Elizabeth Holmes may have dodged the bullet. After being slapped by the SEC for committing “massive” financial fraud, “raising more than $700 million from investors through an elaborate, years-long fraud in which they exaggerated or made false statements about the company’s technology, business, and financial performance” she only has to pay a $500K fine and give up her worthless shares in Theranos.
The technology vision dazzled us. Of course, you should be able to test for a multitude of conditions from just a single drop of blood. That is until we find out the technology was never there but there was a cover-up that just kept sucking in the money in. We have not heard from the DoJ criminal probe yet, so there may still be hope for justice. But, as they say in the TV commercial: “there’s more!”
Give me $2Billion so spins the genial CEO of secretive Magic Leap, Rony Abovitz, and I’ll give you the most fantastic augmented reality experience ever. It’s just been a little delayed; the technology is tougher than we thought but you’ll see it soon. Really? It’s been seven years peppered with fake demos, breathless stories, a million dollar theft, a lawsuit and round after round of fund raising from supposedly smart money. Why do we fall for this? Why don’t we remember the rule: “If it sounds too good to be true, it probably is.”
Why – because sometimes the results actually do pan out. Many, maybe most of the marvels we take for granted everyday were considered science fiction not that long ago. But we get into trouble by seeming to forget another smart piece of guidance: “Extraordinary claims require extraordinary evidence.” Solitary earth shattering breakthroughs are rare. Instead, they seem to “suddenly appear” but only after years of painstaking work and often failures.
The formula seems the same. First a charismatic leader that is really good at raising money steps forward. Second, he/she promotes a vision for the future that will revolutionize people lives. Next, add some brand name investors to lend credibility. And finally, add some secrecy so it appears the product or service is so disruptive you can’t let competitors get near it.

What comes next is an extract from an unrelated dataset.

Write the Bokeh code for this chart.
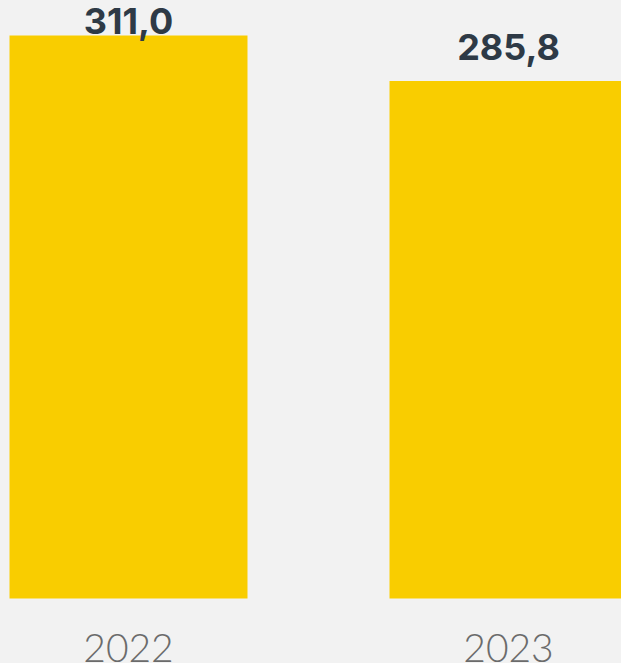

You can do this on any scale. It does not have to be in the hundreds of millions and billions. Take uBeam and its promise of wireless power transmission. Not since Nikola Tesla hit up J.P. Morgan for $150,000 in 1901 (a little less than $4 Million in today’s dollars) has the topic been quite so hot. To be fair, Tesla was a proven brilliant scientist and inventor with quite a track history. Whether he was right about his approach in this area will probably never be settled but in the end Tesla went bust.
But Meredith Perry, uBeam’s CEO, appears to eerily echo our buddy Elizabeth Holmes of Theranos. Let’s see: under 30 and charismatic; invented the technology in her garage while an undergraduate; attracts big name investors – Mark Cuban, Marissa Meyer, and Marc Andreessen; product is delayed for years and when demonstrated is pretty underwhelming. (As in: You’ve got to be kidding? That’s it.) Did I mention her former VP of engineering claims that it’s all a sham? Oh well, at least she only suckered investors for a little less than $50Million, so far.
Here’s one more. Ever hear of Clinkle and Lucas Duplan? Back in 2011, at 22 and barely out of Stanford he does the Silicon Valley dream trip. You guessed it; raises $30 Million from high profile investors to launch a “visionary” mobile payments company. Original concept does not work. Company implodes and Duplan tries to pivot to a new concept. Sigh.
Finally, are you having a twinge of regret that you are missing out on the millions made in Bitcoin? Thinking about buying in to one of those ICO’s (Initial Coin Offerings)? Do you even understand Blockchain and Bitcoin? Caveat emptor: Cryptocurrencies scams are estimated to defraud and out right steal $9Million a day for the first two months of 2018. Yep, one every minute seems about right.